#### To do
Wherever the string "draw" appears, copy the whole line.

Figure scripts
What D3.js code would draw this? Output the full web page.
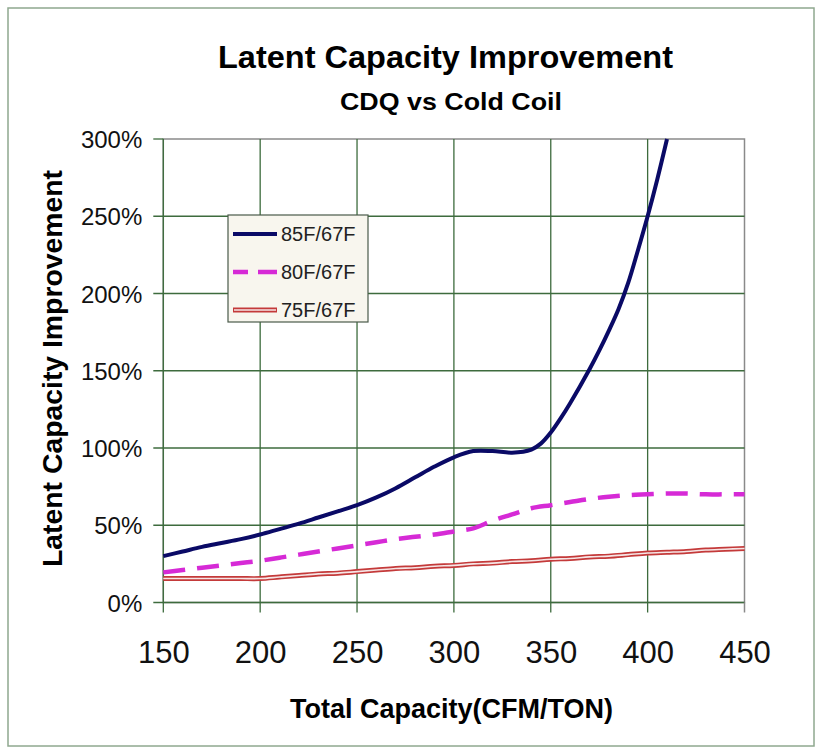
<!DOCTYPE html>
<html><head><meta charset="utf-8">
<script src="https://cdn.jsdelivr.net/npm/d3@7"></script>
<style>body{margin:0;background:#fff}svg{display:block}text{font-family:"Liberation Sans",Arial,sans-serif}</style>
</head><body><svg id="c" width="818" height="751"></svg>
<script>
const xTicks = [150,200,250,300,350,400,450];
const yTicks = [0,0.5,1,1.5,2,2.5,3];
const xs85 = [150,160,170,180,190,200,210,220,230,240,250,260,270,280,290,300,310,320,330,340,345,350,355,360,370,375,380,385,390,395,400,405,410];
const v85 = [30,33,36,38.5,41,44,47.5,51,55,59,63,68,74,81,88,94,98,98,97,99,103,110,119,129,151,163,176,190,207,228,250,274,300];
const xs80 = [150,160,170,180,190,200,210,220,230,240,250,260,270,280,290,300,310,320,330,340,350,360,370,380,390,400,410,420,430,440,450];
const v80 = [19.5,21,22.5,24,25.5,27,29,31,33,35,37,39,41,42.5,44,46,48,53,57,61,63,65,67,68.5,69.5,70,70.5,70.5,70,70,70];
const xs75 = xs80;
const v75 = [15.5,15.5,15.5,15.5,15.5,15.5,16.5,17.5,18.5,19,20,21,22,22.5,23.5,24,25,25.5,26.5,27,28,28.5,29.5,30,31,32,32.5,33,34,34.5,35];
const seriesNames = ["85F/67F","80F/67F","75F/67F"];

const svg = d3.select("#c");
const x = d3.scaleLinear().domain([150,450]).range([163.3,744.5]);
const y = d3.scaleLinear().domain([0,3]).range([602.5,139]);
const grid = "#3d6b3d";

// outer frame
svg.append("rect").attr("x",8).attr("y",8).attr("width",806).attr("height",738)
  .attr("fill","#fff").attr("stroke","#8fa88f").attr("stroke-width",1.5);

// titles
svg.append("text").attr("x",445.5).attr("y",68).attr("text-anchor","middle")
  .attr("font-size",31).attr("font-weight","bold").attr("textLength",455).attr("lengthAdjust","spacingAndGlyphs")
  .text("Latent Capacity Improvement");
svg.append("text").attr("x",451).attr("y",110).attr("text-anchor","middle")
  .attr("font-size",24).attr("font-weight","bold").attr("textLength",222).attr("lengthAdjust","spacingAndGlyphs")
  .text("CDQ vs Cold Coil");

// plot border (top/right gray)
svg.append("rect").attr("x",x(150)).attr("y",y(3)).attr("width",x(450)-x(150)).attr("height",y(0)-y(3))
  .attr("fill","#fff").attr("stroke","#8a8a8a").attr("stroke-width",1.5);

// gridlines
const g = svg.append("g");
g.selectAll(".vg").data(xTicks.slice(0,-1)).join("line")
  .attr("x1",d=>x(d)).attr("x2",d=>x(d)).attr("y1",y(3)).attr("y2",y(0)+10)
  .attr("stroke",grid).attr("stroke-width",1.3);
g.selectAll(".hg").data(yTicks.slice(0,-1)).join("line")
  .attr("x1",x(150)-10).attr("x2",x(450)).attr("y1",d=>y(d)).attr("y2",d=>y(d))
  .attr("stroke",grid).attr("stroke-width",1.3);
g.append("line").attr("x1",x(450)).attr("x2",x(450)).attr("y1",y(0)).attr("y2",y(0)+10).attr("stroke","#8a8a8a").attr("stroke-width",1.5);
g.append("line").attr("x1",x(150)-10).attr("x2",x(150)).attr("y1",y(3)).attr("y2",y(3)).attr("stroke",grid).attr("stroke-width",1.3);

// axes via d3 (labels only)
const xAxis = d3.axisBottom(x).tickValues(xTicks).tickSize(0).tickPadding(0).tickFormat(d3.format("d"));
const xa = svg.append("g").attr("transform",`translate(0,${y(0)})`).call(xAxis);
xa.select(".domain").remove();
xa.selectAll("text").attr("font-size",31).attr("fill","#111").attr("font-family","Liberation Sans, Arial, sans-serif")
  .attr("dy",null).attr("y",60.5);
const yAxis = d3.axisLeft(y).tickValues(yTicks).tickSize(0).tickPadding(0).tickFormat(d3.format(".0%"));
const ya = svg.append("g").attr("transform",`translate(${x(150)},0)`).call(yAxis);
ya.select(".domain").remove();
ya.selectAll("text").attr("font-size",24).attr("fill","#111").attr("font-family","Liberation Sans, Arial, sans-serif")
  .attr("x",-21).attr("dy","0.36em");

// axis titles
svg.append("text").attr("x",451.5).attr("y",718).attr("text-anchor","middle")
  .attr("font-size",27).attr("font-weight","bold").attr("textLength",323).attr("lengthAdjust","spacingAndGlyphs")
  .text("Total Capacity(CFM/TON)");
svg.append("text").attr("transform","translate(61.5,368.5) rotate(-90)").attr("text-anchor","middle")
  .attr("font-size",27).attr("font-weight","bold").attr("textLength",397).attr("lengthAdjust","spacingAndGlyphs")
  .text("Latent Capacity Improvement");

// lines
const line = d3.line().x(d=>x(d[0])).y(d=>y(d[1]/100)).curve(d3.curveCatmullRom.alpha(0.5));
const d75 = xs75.map((v,i)=>[v,v75[i]]);
const d80 = xs80.map((v,i)=>[v,v80[i]]);
const d85 = xs85.map((v,i)=>[v,v85[i]]);
svg.append("path").attr("d",line(d75)).attr("fill","none").attr("stroke","#c43a3a").attr("stroke-width",5);
svg.append("path").attr("d",line(d75)).attr("fill","none").attr("stroke","#f6e6e6").attr("stroke-width",1.6);
svg.append("path").attr("d",line(d80)).attr("fill","none").attr("stroke","#d62ad6").attr("stroke-width",4.5).attr("stroke-dasharray","22 12");
svg.append("path").attr("d",line(d85)).attr("fill","none").attr("stroke","#0a0a66").attr("stroke-width",4);

// legend
const lg = svg.append("g");
lg.append("rect").attr("x",228).attr("y",215).attr("width",140).attr("height",107)
  .attr("fill","#f8f6ee").attr("stroke","#4a5a4a").attr("stroke-width",1.2);
const rows = [234,272,310];
seriesNames.forEach((n,i)=>{
  const yy = rows[i];
  if(i===0){
    lg.append("line").attr("x1",233).attr("x2",277).attr("y1",yy).attr("y2",yy).attr("stroke","#0a0a66").attr("stroke-width",4);
  } else if(i===1){
    lg.append("line").attr("x1",233).attr("x2",277).attr("y1",yy).attr("y2",yy).attr("stroke","#d62ad6").attr("stroke-width",4.5).attr("stroke-dasharray","22 10").attr("stroke-dashoffset",7);
  } else {
    lg.append("line").attr("x1",233).attr("x2",277).attr("y1",yy).attr("y2",yy).attr("stroke","#c43a3a").attr("stroke-width",5);
    lg.append("line").attr("x1",234).attr("x2",276).attr("y1",yy).attr("y2",yy).attr("stroke","#f6e6e6").attr("stroke-width",1.6);
  }
  lg.append("text").attr("x",281).attr("y",yy).attr("dy","0.36em").attr("font-size",20).attr("fill","#222").text(n);
});
</script></body></html>
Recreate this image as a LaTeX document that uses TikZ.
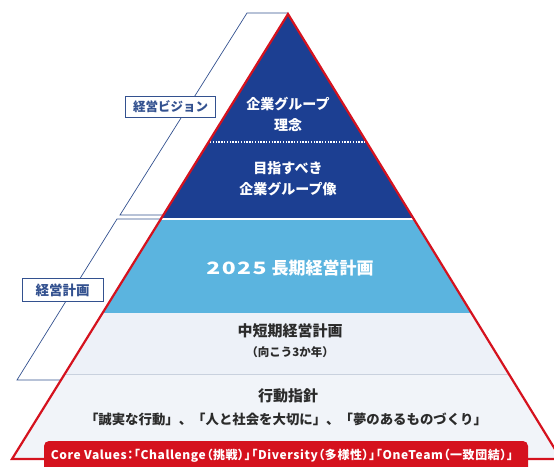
\documentclass[tikz,border=0pt]{standalone}
\usepackage{fontspec}
\setmainfont{Noto Sans CJK JP}
\definecolor{dkblue}{HTML}{1C3F92}
\definecolor{ltblue}{HTML}{5BB4DF}
\definecolor{paleA}{HTML}{EDF1F8}
\definecolor{paleB}{HTML}{F1F4F9}
\definecolor{sepgray}{HTML}{C9D1DE}
\definecolor{pyrred}{HTML}{D5121E}
\definecolor{frameblue}{HTML}{33518F}
\definecolor{txtdark}{HTML}{2B2B2B}
\begin{document}
\begin{tikzpicture}[x=1pt,y=-1pt,
  wtext/.style={text=white,font=\bfseries\fontsize{14}{21}\selectfont,align=center,inner sep=0pt},
  dtext/.style={text=txtdark,font=\bfseries\fontsize{15}{18}\selectfont,align=center,inner sep=0pt},
  sidebox/.style={draw=frameblue,fill=white,line width=0.9pt,text=frameblue,
    font=\bfseries\fontsize{12.5}{14}\selectfont,inner sep=0pt,minimum height=21pt},
  frameline/.style={draw=frameblue,line width=0.7pt},
  redline/.style={draw=pyrred,line width=2.2pt}]
\clip (0,0) rectangle (554,466);
\coordinate (A) at (288,14);
\coordinate (BL) at (12,459);
\coordinate (BR) at (561,459);
% bands
\begin{scope}
\clip (A) -- (BL) -- (BR) -- cycle;
\fill[dkblue] (0,0) rectangle (570,218);
\fill[white] (0,218) rectangle (570,220);
\fill[ltblue] (0,220) rectangle (570,313);
\fill[paleA] (0,313) rectangle (570,374);
\fill[sepgray] (0,374) rectangle (570,375.2);
\fill[paleB] (0,375.2) rectangle (570,470);
\draw[white,line width=1.2pt,dash pattern=on 1.3pt off 1.5pt] (0,142) -- (570,142);
\end{scope}
% left frames
\coordinate (u1) at (163.4,215);
\coordinate (u2) at (120,215);
\coordinate (u3) at (247,13);
\coordinate (u4) at (288,13);
\draw[frameline] (u1) -- (u2) -- (u3) -- (u4);
\coordinate (l1) at (161,219);
\coordinate (l2) at (117,219);
\coordinate (l3) at (17,380);
\coordinate (l4) at (61,380);
\draw[frameline] (l1) -- (l2) -- (l3) -- (l4);
\node[sidebox,minimum width=90pt] (vision) at (170.5,107) {経営ビジョン};
\node[sidebox,minimum width=81pt,minimum height=23pt,font=\bfseries\fontsize{13.5}{15}\selectfont] (plan) at (62.5,290) {経営計画};
% red outline
\draw[redline,line join=miter] (BL) -- (A) -- (BR) -- cycle;
% texts
\node[wtext] (rinen) at (288,114) {企業グループ\\理念};
\node[wtext] (mezasu) at (288,178.5) {目指すべき\\企業グループ像};
\node[text=white,font=\bfseries\fontsize{17}{20}\selectfont,inner sep=0pt] (lt) at (290,268)
  {\scalebox{1.35}[1]{\addfontfeature{LetterSpace=6}2025}\hspace{5pt}長期経営計画};
\node[dtext] (mid) at (290,331) {中短期経営計画};
\node[text=txtdark,font=\bfseries\fontsize{11.5}{13}\selectfont,inner sep=0pt] (mid2) at (290,352) {（向こう3か年）};
\node[dtext] (kodo) at (288,396) {行動指針};
\node[text=txtdark,font=\bfseries\fontsize{13.4}{16}\selectfont,inner sep=0pt] (kodo2) at (286,419)
  {「誠実な行動」、「人と社会を大切に」、「夢のあるものづくり」};
% core values
\fill[pyrred] (44,470) [rounded corners=5pt]-- (44,441) -- (528,441) [sharp corners]-- (528,470) -- cycle;
\node[text=white,font=\bfseries\fontsize{12}{13}\selectfont\addfontfeature{RawFeature=+palt,LetterSpace=5},inner sep=0pt] (core) at (282,456)
  {Core Values：「Challenge（挑戦）」「Diversity（多様性）」「OneTeam（一致団結）」};
\end{tikzpicture}
\end{document}
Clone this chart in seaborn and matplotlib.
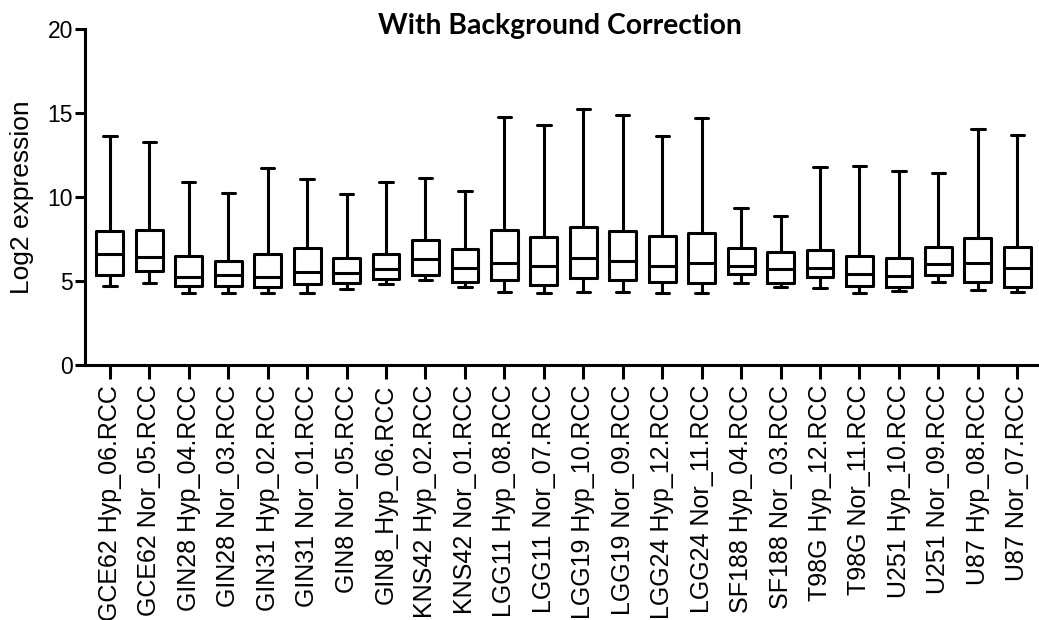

#### Result for this task
What D3.js code would draw this? Output the full web page.
  sidebox/.style={draw=frameblue,fill=white,line width=0.9pt,text=frameblue,
  frameline/.style={draw=frameblue,line width=0.7pt},
  redline/.style={draw=pyrred,line width=2.2pt}]
\draw[white,line width=1.2pt,dash pattern=on 1.3pt off 1.5pt] (0,142) -- (570,142);
\draw[frameline] (u1) -- (u2) -- (u3) -- (u4);
\draw[frameline] (l1) -- (l2) -- (l3) -- (l4);
\draw[redline,line join=miter] (BL) -- (A) -- (BR) -- cycle;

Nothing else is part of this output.